Comrade Jude, Comrade John and Comrade Joshua talked among themselves. I gathered from their gestures that they were talking about me. After a few minutes, they called Mulawin. Comrade Jude and Comrade John told him something. Mulawin suddenly became silent.
It was already midnight but no one seemed to be going to sleep. It was a good sign for me because I knew they were going to leave soon. But on the other hand, I was terribly scared, not so much because of the camera but more due to the prospect of being taken with them as a prisoner.
Comrade John approached me. Comrade Jude stayed at a listening distance.
"Comrade Rey," he spoke gently, "I'm sorry we have to take your camera. You are making a film, not for the Aeta people but for your own personal interest. We can not see how our comrades here in this village could benefit from your project."
I pity Comrade John for having been humiliated by his own comrade. Those words are not his; they are Comrade Jude's. It would have been better if Comrade Jude said it himself to me.

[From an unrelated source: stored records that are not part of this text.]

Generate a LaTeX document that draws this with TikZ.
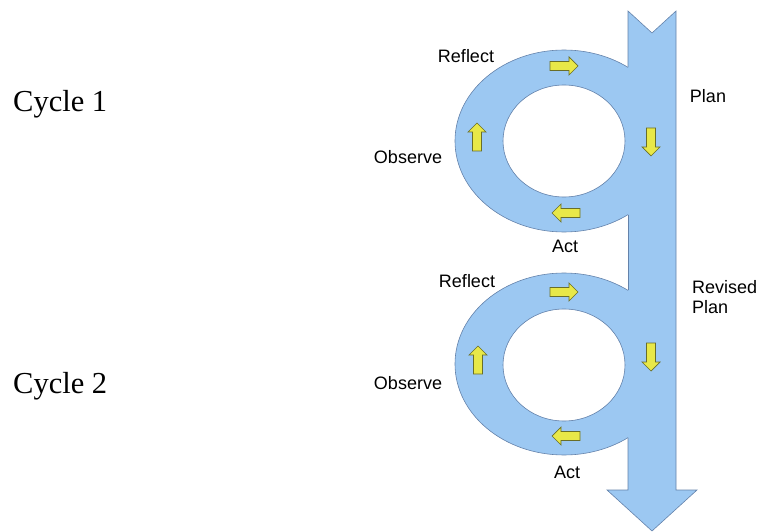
\documentclass[tikz,border=0pt]{standalone}
\usepackage{fontspec}
\setmainfont{Liberation Serif}
\newfontfamily\labelfont{Liberation Sans}
\definecolor{loopblue}{RGB}{156,200,242}
\definecolor{loopedge}{RGB}{100,130,170}
\definecolor{arrowfill}{RGB}{232,232,72}
\definecolor{arrowedge}{RGB}{105,110,40}
\tikzset{
  lbl/.style={font=\labelfont\fontsize{18}{20}\selectfont, inner sep=0pt, align=left},
  cyc/.style={font=\fontsize{30.5}{34}\selectfont, inner sep=0pt},
  edge/.style={draw=loopedge, line width=0.6pt},
  yarrow/.style={fill=arrowfill, draw=arrowedge, line width=0.7pt, line join=miter},
  blockarrow/.pic={
    \path[yarrow] (-14,-4.5) -- (5,-4.5) -- (5,-9) -- (14,0) -- (5,9) -- (5,4.5) -- (-14,4.5) -- cycle;
  }
}
\begin{document}
\begin{tikzpicture}[x=1pt, y=-1pt]
\useasboundingbox (0,0) rectangle (764,532);

% blue body: two rings and the main shaft
\fill[loopblue, even odd rule]
  (564,141) ellipse [x radius=109pt, y radius=91pt]
  (564,141) ellipse [x radius=61pt, y radius=56pt];
\fill[loopblue, even odd rule]
  (564,364) ellipse [x radius=109pt, y radius=91pt]
  (564,365) ellipse [x radius=61pt, y radius=56pt];
\fill[loopblue]
  (628,11) -- (652,33) -- (676,11) -- (676,490) -- (697,490) -- (652,531)
  -- (607,490) -- (628,490) -- cycle;

% outlines
\begin{scope}
  \clip (0,0) rectangle (628,532);
  \draw[edge] (564,141) ellipse [x radius=109pt, y radius=91pt];
  \draw[edge] (564,364) ellipse [x radius=109pt, y radius=91pt];
\end{scope}
\draw[edge] (564,141) ellipse [x radius=61pt, y radius=56pt];
\draw[edge] (564,365) ellipse [x radius=61pt, y radius=56pt];
\draw[edge, line join=miter]
  (628,67) -- (628,11) -- (652,33) -- (676,11) -- (676,490) -- (697,490)
  -- (652,531) -- (607,490) -- (628,490) -- (628,438);
\draw[edge] (628,290) -- (628,215);

% direction arrows, first cycle
\pic at (564,66) {blockarrow};
\pic[rotate=-90] at (651,142) {blockarrow};
\pic[rotate=180] at (566,213) {blockarrow};
\pic[rotate=90] at (477,137) {blockarrow};
% direction arrows, second cycle
\pic at (564,292) {blockarrow};
\pic[rotate=-90] at (651,357) {blockarrow};
\pic[rotate=180] at (566,436) {blockarrow};
\pic[rotate=90] at (478,360) {blockarrow};

% labels
\node[lbl] (reflect1) at (466,56) {Reflect};
\node[lbl] (plan) at (708,96) {Plan};
\node[lbl] (observe1) at (408,157) {Observe};
\node[lbl] (act1) at (565,246) {Act};
\node[lbl] (reflect2) at (467,281) {Reflect};
\node[lbl, anchor=west] (revised) at (692,297) {Revised\\Plan};
\node[lbl] (observe2) at (408,383) {Observe};
\node[lbl] (act2) at (567,472) {Act};

\node[cyc, anchor=base west] (cycle1) at (13,112) {Cycle 1};
\node[cyc, anchor=base west] (cycle2) at (13,393) {Cycle 2};
\end{tikzpicture}
\end{document}
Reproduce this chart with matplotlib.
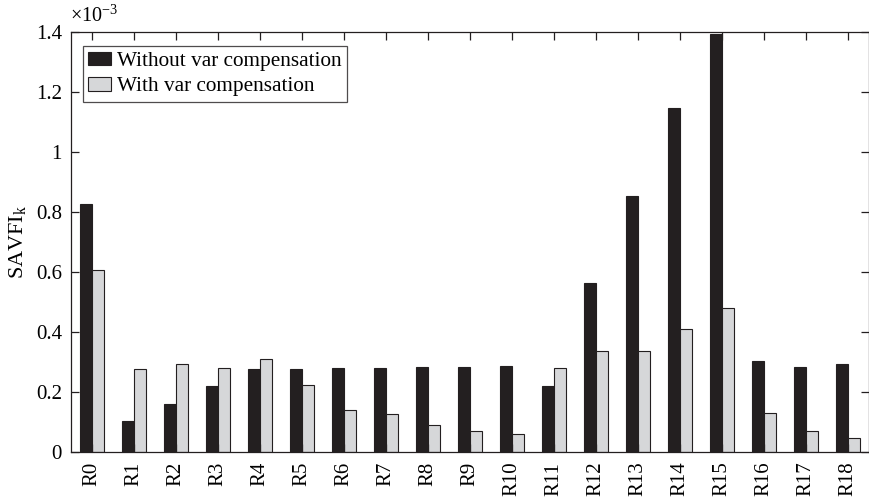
import matplotlib
matplotlib.use("Agg")
import matplotlib.pyplot as plt
import numpy as np
from matplotlib.ticker import FuncFormatter

plt.rcParams['font.family'] = ['Liberation Serif', 'DejaVu Serif']
plt.rcParams['mathtext.fontset'] = 'custom'
plt.rcParams['mathtext.rm'] = 'Liberation Serif'
plt.rcParams['mathtext.it'] = 'Liberation Serif:italic'

categories = ['R0', 'R1', 'R2', 'R3', 'R4', 'R5', 'R6', 'R7', 'R8', 'R9',
              'R10', 'R11', 'R12', 'R13', 'R14', 'R15', 'R16', 'R17', 'R18']
without_comp = [0.828, 0.105, 0.161, 0.220, 0.278, 0.278, 0.281, 0.281, 0.284, 0.284,
                0.286, 0.221, 0.565, 0.854, 1.148, 1.395, 0.303, 0.284, 0.295]
with_comp = [0.606, 0.277, 0.294, 0.280, 0.311, 0.225, 0.141, 0.126, 0.090, 0.069,
             0.059, 0.279, 0.337, 0.337, 0.410, 0.481, 0.130, 0.069, 0.048]
scale = 1e-3
series_labels = ['Without var compensation', 'With var compensation']
yticks = [0, 0.2, 0.4, 0.6, 0.8, 1.0, 1.2, 1.4]

fig = plt.figure(figsize=(8.7, 5.03), dpi=100)
ax = fig.add_axes([71/870, 1 - 452/503, (869.3 - 71)/870, (452 - 32.3)/503])

x = np.arange(len(categories))
w = 0.2857
ax.bar(x - w/2, np.array(without_comp) * scale, width=w, color='#231f20',
       edgecolor='#231f20', linewidth=0.8, label=series_labels[0])
ax.bar(x + w/2, np.array(with_comp) * scale, width=w, color='#d6d7d9',
       edgecolor='#231f20', linewidth=0.8, label=series_labels[1])

ax.set_xlim(-0.5, len(categories) - 0.5)
ax.set_ylim(0, 1.4e-3)
ax.set_xticks(x)
ax.set_xticklabels(categories, rotation=90, fontsize=15)
ax.set_yticks([v * scale for v in yticks])
ax.yaxis.set_major_formatter(FuncFormatter(lambda v, p: '%g' % round(v / scale, 3)))
ax.tick_params(axis='y', labelsize=15, pad=6.5)
ax.tick_params(direction='in', length=6, width=0.9, top=True, right=True, color='#231f20')
ax.tick_params(axis='x', pad=7)
for s in ax.spines.values():
    s.set_linewidth(0.9)
    s.set_color('#231f20')

ax.text(-0.001, 1.012, r'$\times10^{-3}$', transform=ax.transAxes, fontsize=14.5,
        ha='left', va='bottom')
ax.set_ylabel(r'SAVFI$_\mathrm{k}$', fontsize=16, labelpad=6)

leg = ax.legend(loc='upper left', fontsize=15.3, frameon=True, fancybox=False,
                borderpad=0.25, labelspacing=0.3, handlelength=1.05, handleheight=0.6,
                handletextpad=0.3, borderaxespad=0.0,
                bbox_to_anchor=(12/798.3, 1 - 14/419.7))
leg.get_frame().set_edgecolor('#231f20')
leg.get_frame().set_linewidth(0.9)

fig.savefig('out.png', dpi=100)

"Don't worry," I said to Comrade John, acquiescing to the rebels' wishes, "I know you don't want to do this, but you have to. You can give my camera to Comrade Jude."
I opened my bag and gave it to Comrade John. He handed the camera to Comrade Jude. Now they were ready to go. The rebels packed up at lightning speed. Once done, they all stood up. Comrade Jude then gave his parting shot to me.
"Make sure you're not going to report to the military after we've left. Because if you do, we will punish you..." he said.
"I'm not a spy," I said, teary-eyed. "I'm a journalist."
"You have to prove that first," he said. "Wherever you go, even in Japan, if you betray us, we have allies all over the world to go after you."
It was Comrade Joshua's turn to speak: "Remember, we can kill the enemies of the people... We can kill you." Comrade John was unusually silent.
"I know that," I said. "I know you can kill me. No doubt about that. But I assure you, I'm not a spy."
The armed propaganda units of the New People's Army quickly assembled into formation. They moved swiftly and silently under the light of the silvery moon. They disappeared into the hills. And there were no more dogs barking.